Short problem | Leave out the pictures and retype only the lines from the opening line to the line that holds "from bokeh.resources import INLINE", both ends included.

Data excerpt |
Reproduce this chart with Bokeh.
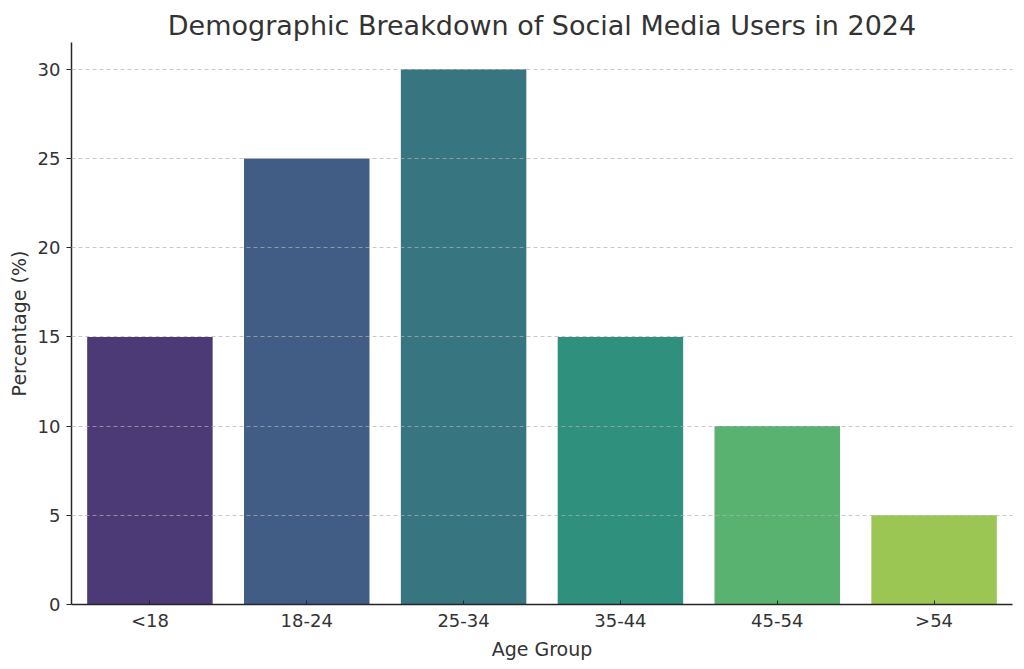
from bokeh.plotting import figure
from bokeh.models import ColumnDataSource, FixedTicker, Range1d
from bokeh.embed import file_html
from bokeh.resources import INLINE

age_groups = ["<18", "18-24", "25-34", "35-44", "45-54", ">54"]
percentages = [15, 25, 30, 15, 10, 5]
bar_colors = ["#4c3a76", "#415c85", "#377580", "#2f917d", "#59b26f", "#9bc653"]
y_ticks = [0, 5, 10, 15, 20, 25, 30]

source = ColumnDataSource(dict(age=age_groups, pct=percentages, color=bar_colors))

FONT = "DejaVu Sans"
TXT = "#333333"

p = figure(
    x_range=age_groups,
    y_range=Range1d(0, 31.5),
    frame_width=941,
    frame_height=562,
    output_backend="svg",
    toolbar_location=None,
    title="Demographic Breakdown of Social Media Users in 2024",
    min_border_left=71,
    min_border_right=12,
    min_border_top=42,
    min_border_bottom=0,
)
p.vbar(x="age", top="pct", width=0.8, source=source, fill_color="color", line_color=None)

p.title.align = "center"
p.title.text_font = FONT
p.title.text_font_size = "27px"
p.title.text_font_style = "normal"
p.title.text_color = TXT
p.title.offset = 0
p.title.standoff = 3

p.outline_line_color = None
p.background_fill_color = "white"
p.border_fill_color = "white"

p.xgrid.grid_line_color = None
p.ygrid.grid_line_color = "#b0b0b0"
p.ygrid.grid_line_alpha = 0.7
p.ygrid.grid_line_dash = "4 3"
p.ygrid.grid_line_width = 1
p.ygrid.level = "overlay"
p.yaxis.ticker = FixedTicker(ticks=y_ticks)

for ax in (p.xaxis[0], p.yaxis[0]):
    ax.axis_line_color = "#262626"
    ax.axis_line_width = 1.5
    ax.major_tick_line_color = "#262626"
    ax.major_label_text_font = FONT
    ax.major_label_text_font_size = "18px"
    ax.major_label_text_color = TXT
    ax.axis_label_text_font = FONT
    ax.axis_label_text_font_size = "19px"
    ax.axis_label_text_font_style = "normal"
    ax.axis_label_text_color = TXT
    ax.minor_tick_line_color = None

p.xaxis.axis_label = "Age Group"
p.yaxis.axis_label = "Percentage (%)"
p.xaxis.major_tick_in = 4
p.xaxis.major_tick_out = 0
p.yaxis.major_tick_in = 0
p.yaxis.major_tick_out = 5
p.xaxis.major_label_standoff = 5
p.yaxis.major_label_standoff = 6
p.xaxis.axis_label_standoff = 4
p.yaxis.axis_label_standoff = 5

open("out.html", "w").write(file_html(p, INLINE))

The solution |
Reproduce this chart with Bokeh.
from bokeh.plotting import figure
from bokeh.models import ColumnDataSource, FixedTicker, Range1d
from bokeh.embed import file_html
from bokeh.resources import INLINE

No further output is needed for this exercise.